Wednesday, September 19, 2007
Ahoy, Me Hearty!
It is International Talk Like A Pirate Day! So, upon meeting and greeting people, be sure you do it with a resounding 'Ahoy!', will you? Because after all, you sure cannot chance offending any of your Pastafarian acquaintances. To do so would be totally politically incorrect. You dare not take the chance at offending their Spaghedeity, or you may face judgement from those oodles and oodles of noodles!

In fact, in honor of this oh so important day, I believe I need to share with you the eight "I'd really rather you didn't's"

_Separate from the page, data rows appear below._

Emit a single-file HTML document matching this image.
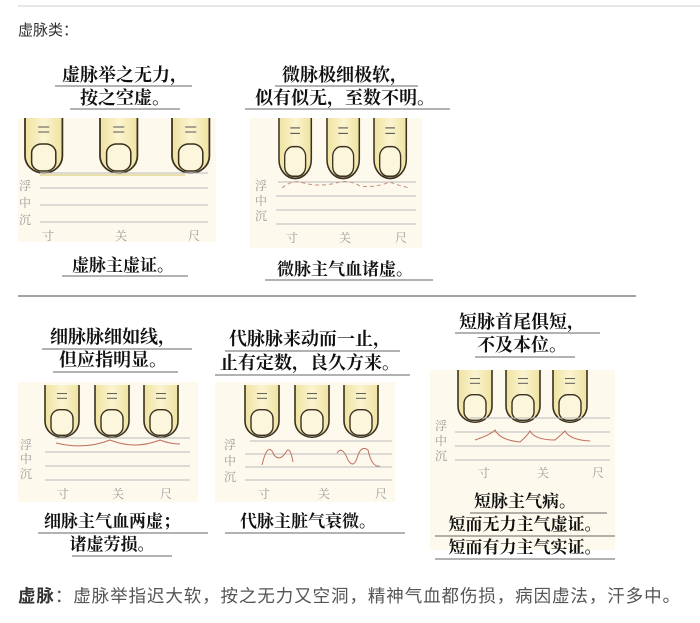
<!DOCTYPE html>
<html><head><meta charset="utf-8"><style>
html,body{margin:0;padding:0;background:#fff;width:700px;height:623px;overflow:hidden}
svg{display:block}
.h{font-family:"Liberation Serif","Noto Serif CJK SC",serif;font-weight:bold;font-size:18px;fill:#111}
.c{font-family:"Liberation Serif","Noto Serif CJK SC",serif;font-weight:bold;font-size:17px;fill:#111}
.l{font-family:"Liberation Serif","Noto Serif CJK SC",serif;font-size:12px;fill:#999}
.u{stroke:#666;stroke-width:1}
.g{stroke:#bbb;stroke-width:1}
</style></head><body>
<svg width="700" height="623" viewBox="0 0 700 623">
<defs>
<linearGradient id="fg" x1="0" x2="1"><stop offset="0" stop-color="#efe2a0"/><stop offset=".5" stop-color="#fbf4d0"/><stop offset="1" stop-color="#efe2a0"/></linearGradient>
<g id="f">
<path d="M0,0 V38 A17,17 0 0 0 34,38 V0" fill="url(#fg)" stroke="#3a3020" stroke-width="1.6"/>
<rect x="6" y="26" width="22" height="27" rx="9" fill="#fbf6dc" stroke="#3a3020" stroke-width="1.4"/>
<line x1="12" y1="9" x2="22" y2="9" stroke="#555" stroke-width="1"/>
<line x1="12" y1="14" x2="22" y2="14" stroke="#555" stroke-width="1"/>
</g>
</defs>
<line x1="18" y1="6" x2="700" y2="6" stroke="#ccc"/>
<text x="18" y="35" font-family="Liberation Sans,Noto Sans CJK SC,sans-serif" font-size="15" fill="#333">虚脉类：</text>

<!-- panel 1 -->
<rect x="18" y="118" width="198" height="124" fill="#fdf9ec"/>
<text class="h" x="125" y="81" text-anchor="middle">虚脉举之无力，</text>
<line class="u" x1="55" y1="86" x2="192" y2="86"/>
<text class="h" x="125" y="104" text-anchor="middle">按之空虚。</text>
<line class="u" x1="70" y1="109" x2="180" y2="109"/>
<use href="#f" transform="translate(25,118) scale(1.1,1)"/>
<use href="#f" transform="translate(100,118) scale(1.1,1)"/>
<use href="#f" transform="translate(172,118) scale(1.1,1)"/>
<line class="g" x1="40" y1="173" x2="208" y2="173"/>
<line x1="40" y1="175" x2="185" y2="175" stroke="#e8e0a8" stroke-width="2"/>
<line class="g" x1="40" y1="188" x2="208" y2="188"/>
<line class="g" x1="40" y1="205" x2="208" y2="205"/>
<line class="g" x1="40" y1="222" x2="208" y2="222"/>
<text class="l" x="19" y="190">浮</text><text class="l" x="19" y="207">中</text><text class="l" x="19" y="224">沉</text>
<text class="l" x="42" y="240">寸</text><text class="l" x="115" y="240">关</text><text class="l" x="188" y="240">尺</text>
<text class="c" x="123" y="271" text-anchor="middle">虚脉主虚证。</text>
<line class="u" x1="62" y1="276" x2="188" y2="276"/>

<!-- panel 2 -->
<rect x="250" y="118" width="172" height="130" fill="#fdf9ec"/>
<text class="h" x="345" y="81" text-anchor="middle">微脉极细极软，</text>
<line class="u" x1="275" y1="86" x2="418" y2="86"/>
<text class="h" x="345" y="104" text-anchor="middle">似有似无，至数不明。</text>
<line class="u" x1="245" y1="109" x2="450" y2="109"/>
<use href="#f" transform="translate(279,118) scale(0.95,1.1)"/>
<use href="#f" transform="translate(327,118) scale(0.95,1.1)"/>
<use href="#f" transform="translate(374,118) scale(0.95,1.1)"/>
<line class="g" x1="278" y1="182" x2="416" y2="182"/>
<path d="M282,188 Q292,180 300,182 Q320,188 340,182 Q350,180 360,186 Q375,188 390,182 Q400,186 410,188" fill="none" stroke="#c8907a" stroke-dasharray="4,3"/>
<line class="g" x1="276" y1="196" x2="416" y2="196"/>
<line class="g" x1="276" y1="210" x2="416" y2="210"/>
<line class="g" x1="276" y1="224" x2="416" y2="224"/>
<text class="l" x="255" y="190">浮</text><text class="l" x="255" y="205">中</text><text class="l" x="255" y="220">沉</text>
<text class="l" x="286" y="242">寸</text><text class="l" x="339" y="242">关</text><text class="l" x="395" y="242">尺</text>
<text class="c" x="345" y="275" text-anchor="middle">微脉主气血诸虚。</text>
<line class="u" x1="265" y1="280" x2="433" y2="280"/>

<line x1="18" y1="296" x2="636" y2="296" stroke="#444"/>

<!-- panel 3 -->
<rect x="18" y="382" width="180" height="120" fill="#fdf9ec"/>
<text class="h" x="113" y="343" text-anchor="middle">细脉脉细如线，</text>
<line class="u" x1="42" y1="349" x2="192" y2="349"/>
<text class="h" x="113" y="366" text-anchor="middle">但应指明显。</text>
<line class="u" x1="53" y1="372" x2="178" y2="372"/>
<use href="#f" transform="translate(45,385) scale(1,0.95)"/>
<use href="#f" transform="translate(95,385) scale(1,0.95)"/>
<use href="#f" transform="translate(144,385) scale(1,0.95)"/>
<line class="g" x1="55" y1="438" x2="190" y2="438"/>
<path d="M56,443 Q85,450 110,440 Q135,450 160,440 Q170,444 180,444" fill="none" stroke="#c07060"/>
<line class="g" x1="45" y1="452" x2="190" y2="452"/>
<line class="g" x1="45" y1="466" x2="190" y2="466"/>
<line class="g" x1="45" y1="480" x2="190" y2="480"/>
<text class="l" x="20" y="449">浮</text><text class="l" x="20" y="463">中</text><text class="l" x="20" y="478">沉</text>
<text class="l" x="57" y="498">寸</text><text class="l" x="112" y="498">关</text><text class="l" x="160" y="498">尺</text>
<text class="c" x="112" y="527" text-anchor="middle">细脉主气血两虚；</text>
<line class="u" x1="38" y1="533" x2="208" y2="533"/>
<text class="c" x="112" y="550" text-anchor="middle">诸虚劳损。</text>
<line class="u" x1="72" y1="556" x2="172" y2="556"/>

<!-- panel 4 -->
<rect x="215" y="382" width="180" height="120" fill="#fdf9ec"/>
<text class="h" x="310" y="345" text-anchor="middle">代脉脉来动而一止，</text>
<line class="u" x1="225" y1="351" x2="400" y2="351"/>
<text class="h" x="310" y="369" text-anchor="middle">止有定数，良久方来。</text>
<line class="u" x1="215" y1="375" x2="410" y2="375"/>
<use href="#f" transform="translate(245,385) scale(1,0.95)"/>
<use href="#f" transform="translate(295,385) scale(1,0.95)"/>
<use href="#f" transform="translate(344,385) scale(1,0.95)"/>
<line class="g" x1="250" y1="441" x2="392" y2="441"/>
<line class="g" x1="245" y1="454" x2="392" y2="454"/>
<path d="M262,465 Q268,440 274,455 Q280,462 286,452 Q290,445 293,462" fill="none" stroke="#c07060"/>
<path d="M337,453 Q342,445 348,460 Q354,470 358,455 Q362,445 368,450 Q372,468 380,466" fill="none" stroke="#c07060"/>
<line class="g" x1="245" y1="467" x2="392" y2="467"/>
<line class="g" x1="245" y1="480" x2="392" y2="480"/>
<text class="l" x="224" y="449">浮</text><text class="l" x="224" y="465">中</text><text class="l" x="224" y="481">沉</text>
<text class="l" x="258" y="498">寸</text><text class="l" x="318" y="498">关</text><text class="l" x="375" y="498">尺</text>
<text class="c" x="308" y="527" text-anchor="middle">代脉主脏气衰微。</text>
<line class="u" x1="225" y1="533" x2="405" y2="533"/>

<!-- panel 5 -->
<rect x="430" y="370" width="185" height="180" fill="#fdf9ec"/>
<text class="h" x="522" y="328" text-anchor="middle">短脉首尾俱短，</text>
<line class="u" x1="455" y1="333" x2="600" y2="333"/>
<text class="h" x="522" y="351" text-anchor="middle">不及本位。</text>
<line class="u" x1="475" y1="357" x2="575" y2="357"/>
<use href="#f" transform="translate(458,370) scale(1,0.95)"/>
<use href="#f" transform="translate(506,370) scale(1,0.95)"/>
<use href="#f" transform="translate(553,370) scale(1,0.95)"/>
<line class="g" x1="470" y1="418" x2="610" y2="418"/>
<line class="g" x1="455" y1="432" x2="610" y2="432"/>
<path d="M475,440 Q490,435 495,430 Q500,440 520,442 Q528,435 530,431 Q535,440 555,440 Q562,434 565,431 Q570,440 590,441" fill="none" stroke="#c07060"/>
<line class="g" x1="455" y1="446" x2="610" y2="446"/>
<line class="g" x1="455" y1="460" x2="610" y2="460"/>
<text class="l" x="435" y="430">浮</text><text class="l" x="435" y="445">中</text><text class="l" x="435" y="460">沉</text>
<text class="l" x="478" y="477">寸</text><text class="l" x="537" y="477">关</text><text class="l" x="592" y="477">尺</text>
<text class="c" x="525" y="507" text-anchor="middle">短脉主气病。</text>
<line class="u" x1="470" y1="513" x2="607" y2="513"/>
<text class="c" x="525" y="530" text-anchor="middle">短而无力主气虚证。</text>
<line class="u" x1="435" y1="536" x2="615" y2="536"/>
<text class="c" x="525" y="553" text-anchor="middle">短而有力主气实证。</text>
<line class="u" x1="435" y1="559" x2="615" y2="559"/>

<text x="18" y="602" font-family="Liberation Sans,Noto Sans CJK SC,sans-serif" font-size="17.5" fill="#555" textLength="662" lengthAdjust="spacing"><tspan font-weight="bold" fill="#333">虚脉</tspan>：虚脉举指迟大软，按之无力又空洞，精神气血都伤损，病因虚法，汗多中。</text>
</svg>
</body></html>
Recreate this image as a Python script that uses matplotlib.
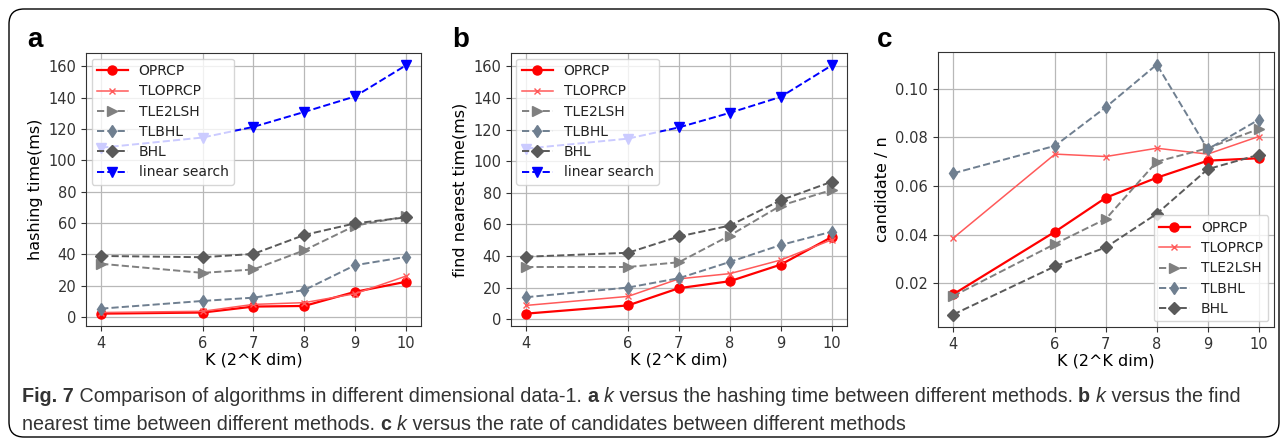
import matplotlib
matplotlib.use('Agg')
import matplotlib.pyplot as plt
from matplotlib.patches import FancyBboxPatch
from matplotlib import font_manager

# data
k = [4, 6, 7, 8, 9, 10]

# (a) hashing time (ms)
hash_oprcp = [2.1, 2.8, 6.6, 7.0, 16.0, 22.4]
hash_tloprcp = [2.8, 3.6, 8.0, 9.1, 14.8, 26.0]
hash_tle2lsh = [33.9, 28.1, 30.3, 42.5, 58.2, 64.1]
hash_tlbhl = [5.3, 10.2, 12.3, 17.1, 33.0, 38.3]
hash_bhl = [38.9, 38.1, 40.2, 52.3, 59.7, 63.5]
hash_linear = [108, 114.5, 121.3, 130.8, 140.7, 160.5]

# (b) find nearest time (ms)
find_oprcp = [3.6, 8.8, 19.7, 24.1, 34.6, 52.0]
find_tloprcp = [8.8, 14.5, 25.6, 28.9, 37.5, 50.3]
find_tle2lsh = [33.1, 33.1, 36.1, 53.0, 71.9, 81.8]
find_tlbhl = [14.0, 20.1, 26.0, 36.3, 47.0, 55.4]
find_bhl = [39.6, 42.1, 52.4, 59.3, 75.3, 87.0]
find_linear = [108, 114.3, 121.4, 130.6, 140.7, 160.6]

# (c) candidate / n
cand_oprcp = [0.0155, 0.0412, 0.0552, 0.0634, 0.0704, 0.0714]
cand_tloprcp = [0.0386, 0.0731, 0.0721, 0.0755, 0.0731, 0.0803]
cand_tle2lsh = [0.0148, 0.0362, 0.0465, 0.0700, 0.0755, 0.0834]
cand_tlbhl = [0.0652, 0.0765, 0.0924, 0.1099, 0.0751, 0.0872]
cand_bhl = [0.0072, 0.0270, 0.0348, 0.0486, 0.0669, 0.0728]

names = ['OPRCP', 'TLOPRCP', 'TLE2LSH', 'TLBHL', 'BHL', 'linear search']
styles = [
    dict(color='red', ls='-', lw=1.6, marker='o', ms=6.5),
    dict(color='#ff5a5a', ls='-', lw=1.1, marker='x', ms=5),
    dict(color='#808080', ls='--', lw=1.4, marker='>', ms=6.5),
    dict(color='#6f7f90', ls='--', lw=1.4, marker='d', ms=6.5),
    dict(color='#5a5a5a', ls='--', lw=1.4, marker='D', ms=6.5),
    dict(color='blue', ls='--', lw=1.4, marker='v', ms=6.5),
]

def has_font(name):
    try:
        font_manager.findfont(name, fallback_to_default=False)
        return True
    except Exception:
        return False

cap_font = 'Liberation Sans Narrow' if has_font('Liberation Sans Narrow') else 'Liberation Sans'

plt.rcParams['font.family'] = 'DejaVu Sans'
plt.rcParams['axes.edgecolor'] = '#333333'
plt.rcParams['text.color'] = '#222222'
plt.rcParams['xtick.color'] = '#333333'
plt.rcParams['ytick.color'] = '#333333'

fig = plt.figure(figsize=(12.87, 4.40), dpi=100)

def panel(rect, series, ylabel, yticks, legend_loc):
    ax = fig.add_axes(rect)
    for name, vals, st in zip(names, series, styles):
        ax.plot(k, vals, label=name, **st)
    ax.set_xticks(k)
    ax.set_yticks(yticks)
    ax.grid(True, color='#b8b8b8', lw=0.9)
    ax.set_axisbelow(True)
    ax.tick_params(labelsize=10.5)
    ax.set_xlabel('K (2^K dim)', fontsize=11.5, labelpad=1)
    ax.set_ylabel(ylabel, fontsize=11.5)
    ax.legend(loc=legend_loc, fontsize=10, handlelength=2.2, borderaxespad=0.4,
              labelspacing=0.45)
    return ax

ax_a = panel([0.0668, 0.259, 0.2603, 0.6205],
             [hash_oprcp, hash_tloprcp, hash_tle2lsh, hash_tlbhl, hash_bhl, hash_linear],
             'hashing time(ms)', range(0, 161, 20), 'upper left')
ax_b = panel([0.397, 0.259, 0.261, 0.6205],
             [find_oprcp, find_tloprcp, find_tle2lsh, find_tlbhl, find_bhl, find_linear],
             'find nearest time(ms)', range(0, 161, 20), 'upper left')
ax_c = panel([0.7288, 0.2568, 0.261, 0.625],
             [cand_oprcp, cand_tloprcp, cand_tle2lsh, cand_tlbhl, cand_bhl],
             'candidate / n', [0.02, 0.04, 0.06, 0.08, 0.10], 'lower right')
ax_c.set_yticklabels(['0.02', '0.04', '0.06', '0.08', '0.10'])

# panel letters
for x, letter in [(27, 'a'), (452, 'b'), (877, 'c')]:
    fig.text(x / 1287, 1 - 40 / 440, letter, fontsize=20, fontweight='bold',
             family='Liberation Sans', va='center', ha='left', color='black')

# rounded frame around everything
frame = FancyBboxPatch((0.09, 0.03), 12.70, 4.28,
                       boxstyle='round,pad=0,rounding_size=0.15',
                       transform=fig.dpi_scale_trans, fill=False,
                       ec='black', lw=1.0)
fig.patches.append(frame)

# caption with mixed bold / italic pieces
renderer = fig.canvas.get_renderer()
cap_size = 14.2
lines = [
    (397, [('Fig. 7', 'bold', 'normal'),
           (' Comparison of algorithms in different dimensional data-1. ', 'normal', 'normal'),
           ('a', 'bold', 'normal'), (' ', 'normal', 'normal'),
           ('k', 'normal', 'italic'),
           (' versus the hashing time between different methods. ', 'normal', 'normal'),
           ('b', 'bold', 'normal'), (' ', 'normal', 'normal'),
           ('k', 'normal', 'italic'),
           (' versus the find', 'normal', 'normal')]),
    (424, [('nearest time between different methods. ', 'normal', 'normal'),
           ('c', 'bold', 'normal'), (' ', 'normal', 'normal'),
           ('k', 'normal', 'italic'),
           (' versus the rate of candidates between different methods', 'normal', 'normal')]),
]
for ypix, pieces in lines:
    xpix = 22
    for txt, weight, style in pieces:
        t = fig.text(xpix / 1287, 1 - ypix / 440, txt, fontsize=cap_size,
                     fontweight=weight, fontstyle=style, family=cap_font,
                     va='center', ha='left', color='#333333')
        bb = t.get_window_extent(renderer=renderer)
        xpix += bb.width

fig.savefig('out.png', dpi=100)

The Eight "I'd Really Rather You Didnt's"
1.) I'd really rather you didn't act like a sanctimonious holier-than-thou ass when describing my noodly goodness. If some people don't believe in me, that's okay. Really, I'm not that vain. Besides, this isn't about them so don't change the subject.
2.) I'd really rather you didn't use my existence as a means to oppress, subjugate, punish, eviscerate, and/or, you know, be mean to others. I don't require sacrifices, and purity is for drinking water, not people.
3.) I'd really rather you didn't judge people for the way they look, or how they dress, or the way they talk, or, well, just play nice, Okay? Oh, and get this into your thick heads: woman = person. man = person. Samey = Samey. One is not better than the other, unless we're talking about fashion and I'm sorry, but I gave that to women and some guys who know the difference between teal and fuchsia.
4.) I'd really rather you didn't indulge in conduct that offends yourself, or your willing, consenting partner of legal age AND mental maturity. As for anyone who might object, I think the expression is go f*** yourself, unless they find that offensive in which case they can turn off the TV for once and go for a walk for a change.
5.) I'd really rather you didn't challenge the bigoted, misogynistic, hateful ideas of others on an empty stomach. Eat, then go after the bitches.
6.) I'd really rather you didn't build multi million-dollar churches/temples/mosques/shrines to my noodly goodness when the money could be better spent (take your pick):
Ending poverty
Curing diseases
Living in peace, loving with passion, and lowering the cost of cable.
I might be a complex-carbohydrate omniscient being, but I enjoy the simple things in life. I ought to know. I AM the creator.
7.) I'd really rather you didn't go around telling people I talk to you. You're not that interesting. Get over yourself. And I told you to love your fellow man, can't you take a hint?
8.) I'd really rather you didn't do unto others as you would have them do unto you if you are into, um, stuff that uses a lot of leather/lubricant/Las Vegas. If the other person is into it, however (pursuant to #4), then have at it, take pictures, and for the love of Mike, wear a CONDOM! Honestly, it's a piece of rubber. If I didn't want it to feel good when you did it I would have added spikes, or something.

That's it. I totally need to get this sticker for my car.



Now go forth and honor your spaghetti, wont you?


4 Comments:

Anonymous Anonymous said...

OK Who pooped in your spaghetti last nite???
30 or so weeks to go, and the way time goes, will be south before you know it!! (but who's counting)

Love Auntie Lynne

Anonymous Miss Britt said...

Oooooh - someone's mom is gonna be maaaaaad!

Anonymous Momma said...

Au Contraire, miss Britt, SPAGHETTI is deity in this household.....hail crushed garlic, nummy parmegian reggiano.

And I totally agree with the "I really rather you didn'ts" especially
#'s 2 and 3, oh, heck, all of them.

Anonymous Miss Britt said...

It's always nice to meet a Catholic with compassion AND a sense of humor.